The full scope of the situation over the summer was reflected in the data released Tuesday -- the RCMP intercepted 5,530 people crossing illegally into Quebec in August, up from 2,996 in July.
As of August, 13,211 people have been intercepted trying to make a similar journey and while the numbers are highest in Quebec, British Columbia registered a spike of its own last month. There, 102 people were stopped, up from 51 the month before.
A dedicated Immigration and Refugee Board team has been seconded to deal with large groups of arrivals claiming asylum from the same countries. The vast majority in Quebec are of Haitian descent; in Manitoba earlier this year, most were Somalian.
In B.C., settlement organizations say they saw refugee seekers from dozens of different countries last month, with Afghanistan, Iraq, Colombia, Mexico and Turkey leading the list.
The board has been warning for months, however, that they are ill-equipped to manage the ongoing rise in claims without creating lengthy backlogs, given existing budgets and staffing levels.
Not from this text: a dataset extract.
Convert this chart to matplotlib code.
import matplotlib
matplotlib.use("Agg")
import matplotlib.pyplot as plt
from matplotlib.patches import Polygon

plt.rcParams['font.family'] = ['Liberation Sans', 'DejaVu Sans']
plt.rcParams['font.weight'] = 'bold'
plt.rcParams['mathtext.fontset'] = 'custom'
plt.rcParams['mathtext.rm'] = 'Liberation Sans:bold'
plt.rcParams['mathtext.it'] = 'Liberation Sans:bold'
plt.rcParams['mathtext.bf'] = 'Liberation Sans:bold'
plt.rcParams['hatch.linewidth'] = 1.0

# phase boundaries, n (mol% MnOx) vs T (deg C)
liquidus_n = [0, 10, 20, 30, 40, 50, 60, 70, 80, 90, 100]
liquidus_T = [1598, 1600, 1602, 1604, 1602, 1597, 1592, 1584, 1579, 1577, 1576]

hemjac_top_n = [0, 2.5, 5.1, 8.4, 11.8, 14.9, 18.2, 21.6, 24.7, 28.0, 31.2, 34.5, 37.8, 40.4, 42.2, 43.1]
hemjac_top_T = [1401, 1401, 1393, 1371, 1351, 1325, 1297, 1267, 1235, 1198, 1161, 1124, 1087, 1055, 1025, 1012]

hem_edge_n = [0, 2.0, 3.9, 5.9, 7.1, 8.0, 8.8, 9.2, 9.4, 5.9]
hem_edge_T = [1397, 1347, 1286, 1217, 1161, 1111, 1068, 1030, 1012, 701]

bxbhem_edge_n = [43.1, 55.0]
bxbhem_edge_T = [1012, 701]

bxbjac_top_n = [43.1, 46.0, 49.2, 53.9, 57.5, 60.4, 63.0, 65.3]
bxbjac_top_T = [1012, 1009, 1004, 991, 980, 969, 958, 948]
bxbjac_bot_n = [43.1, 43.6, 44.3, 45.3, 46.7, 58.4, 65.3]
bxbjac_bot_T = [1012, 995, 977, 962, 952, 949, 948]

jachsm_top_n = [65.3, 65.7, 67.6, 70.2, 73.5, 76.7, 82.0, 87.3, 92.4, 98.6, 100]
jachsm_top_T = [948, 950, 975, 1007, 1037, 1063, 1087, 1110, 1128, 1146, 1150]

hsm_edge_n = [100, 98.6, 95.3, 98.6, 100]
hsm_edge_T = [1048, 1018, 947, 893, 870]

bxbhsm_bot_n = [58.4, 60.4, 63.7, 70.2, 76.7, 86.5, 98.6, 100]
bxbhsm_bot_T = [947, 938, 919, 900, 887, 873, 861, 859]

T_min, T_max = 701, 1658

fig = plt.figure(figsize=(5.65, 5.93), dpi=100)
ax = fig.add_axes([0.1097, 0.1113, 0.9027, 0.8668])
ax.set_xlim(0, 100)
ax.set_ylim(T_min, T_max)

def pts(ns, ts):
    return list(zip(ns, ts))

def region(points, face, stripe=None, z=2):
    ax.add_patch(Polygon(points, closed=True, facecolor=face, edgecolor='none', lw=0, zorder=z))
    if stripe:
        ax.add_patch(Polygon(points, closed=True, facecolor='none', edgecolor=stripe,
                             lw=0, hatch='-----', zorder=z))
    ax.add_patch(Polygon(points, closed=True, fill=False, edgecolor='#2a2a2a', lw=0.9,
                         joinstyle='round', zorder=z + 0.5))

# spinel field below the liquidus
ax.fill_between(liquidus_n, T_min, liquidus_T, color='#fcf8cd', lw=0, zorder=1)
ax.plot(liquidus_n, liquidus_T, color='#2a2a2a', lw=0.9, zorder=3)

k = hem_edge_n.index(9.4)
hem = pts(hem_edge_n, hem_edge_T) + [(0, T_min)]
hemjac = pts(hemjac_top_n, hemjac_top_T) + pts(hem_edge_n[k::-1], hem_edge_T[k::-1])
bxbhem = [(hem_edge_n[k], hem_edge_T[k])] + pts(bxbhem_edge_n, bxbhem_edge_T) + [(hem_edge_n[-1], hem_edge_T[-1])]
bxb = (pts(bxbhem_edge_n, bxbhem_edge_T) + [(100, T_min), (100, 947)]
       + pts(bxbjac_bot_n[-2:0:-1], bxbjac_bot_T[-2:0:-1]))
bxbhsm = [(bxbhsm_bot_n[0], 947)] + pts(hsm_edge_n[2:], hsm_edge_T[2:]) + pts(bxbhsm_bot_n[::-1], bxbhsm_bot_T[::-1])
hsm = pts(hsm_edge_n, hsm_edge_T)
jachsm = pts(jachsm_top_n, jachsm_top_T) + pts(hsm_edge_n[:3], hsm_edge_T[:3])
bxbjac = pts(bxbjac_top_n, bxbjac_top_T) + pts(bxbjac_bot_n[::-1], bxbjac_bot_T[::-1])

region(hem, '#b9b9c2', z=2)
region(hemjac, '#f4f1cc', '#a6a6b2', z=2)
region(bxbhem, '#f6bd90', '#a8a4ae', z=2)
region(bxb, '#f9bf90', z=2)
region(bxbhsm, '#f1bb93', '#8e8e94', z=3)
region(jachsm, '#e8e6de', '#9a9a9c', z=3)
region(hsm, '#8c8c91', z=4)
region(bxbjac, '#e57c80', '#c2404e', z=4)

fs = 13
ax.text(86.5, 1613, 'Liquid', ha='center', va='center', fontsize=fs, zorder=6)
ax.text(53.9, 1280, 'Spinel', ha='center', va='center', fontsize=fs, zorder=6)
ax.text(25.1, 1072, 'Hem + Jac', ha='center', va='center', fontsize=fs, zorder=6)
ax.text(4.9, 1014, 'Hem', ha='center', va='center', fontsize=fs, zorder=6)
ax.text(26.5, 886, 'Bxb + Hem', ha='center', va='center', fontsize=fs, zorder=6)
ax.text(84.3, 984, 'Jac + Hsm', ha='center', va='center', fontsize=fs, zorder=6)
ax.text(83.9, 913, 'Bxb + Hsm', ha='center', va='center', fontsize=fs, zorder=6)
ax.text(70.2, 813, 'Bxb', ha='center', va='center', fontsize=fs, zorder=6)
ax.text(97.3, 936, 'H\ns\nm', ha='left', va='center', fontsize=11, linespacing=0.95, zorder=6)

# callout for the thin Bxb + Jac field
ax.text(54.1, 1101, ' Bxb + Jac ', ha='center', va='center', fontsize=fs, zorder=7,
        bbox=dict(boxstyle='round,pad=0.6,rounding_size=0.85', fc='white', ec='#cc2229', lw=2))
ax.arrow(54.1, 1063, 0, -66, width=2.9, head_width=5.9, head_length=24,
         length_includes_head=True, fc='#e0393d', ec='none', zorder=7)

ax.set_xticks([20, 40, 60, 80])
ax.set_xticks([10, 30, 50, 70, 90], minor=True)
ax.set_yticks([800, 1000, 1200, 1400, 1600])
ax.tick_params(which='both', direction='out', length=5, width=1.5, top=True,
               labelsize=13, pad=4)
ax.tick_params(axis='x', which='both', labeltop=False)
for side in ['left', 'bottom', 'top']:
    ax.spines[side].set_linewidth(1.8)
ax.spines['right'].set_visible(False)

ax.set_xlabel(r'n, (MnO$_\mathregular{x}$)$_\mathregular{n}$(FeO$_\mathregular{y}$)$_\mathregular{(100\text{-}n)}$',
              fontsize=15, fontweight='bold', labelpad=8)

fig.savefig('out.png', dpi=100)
A briefing note obtained by The Canadian Press earlier this year said that without system improvements or additional resources, steadily rising numbers of claims would mean wait times of as long as 11 years by the end of 2021.
The head of the IRB said on Twitter Tuesday that the current wait time is 16 months.
Even before the surge, the number of claims being added to the board's backlog was growing by the month, said NDP immigration critic Jenny Kwan.
The fact the Liberal government did nothing then -- and is doing little now beyond calling for greater efficiency at the board -- is a serious issue, Kwan said.
"This Liberal government is putting in jeopardy our immigration system."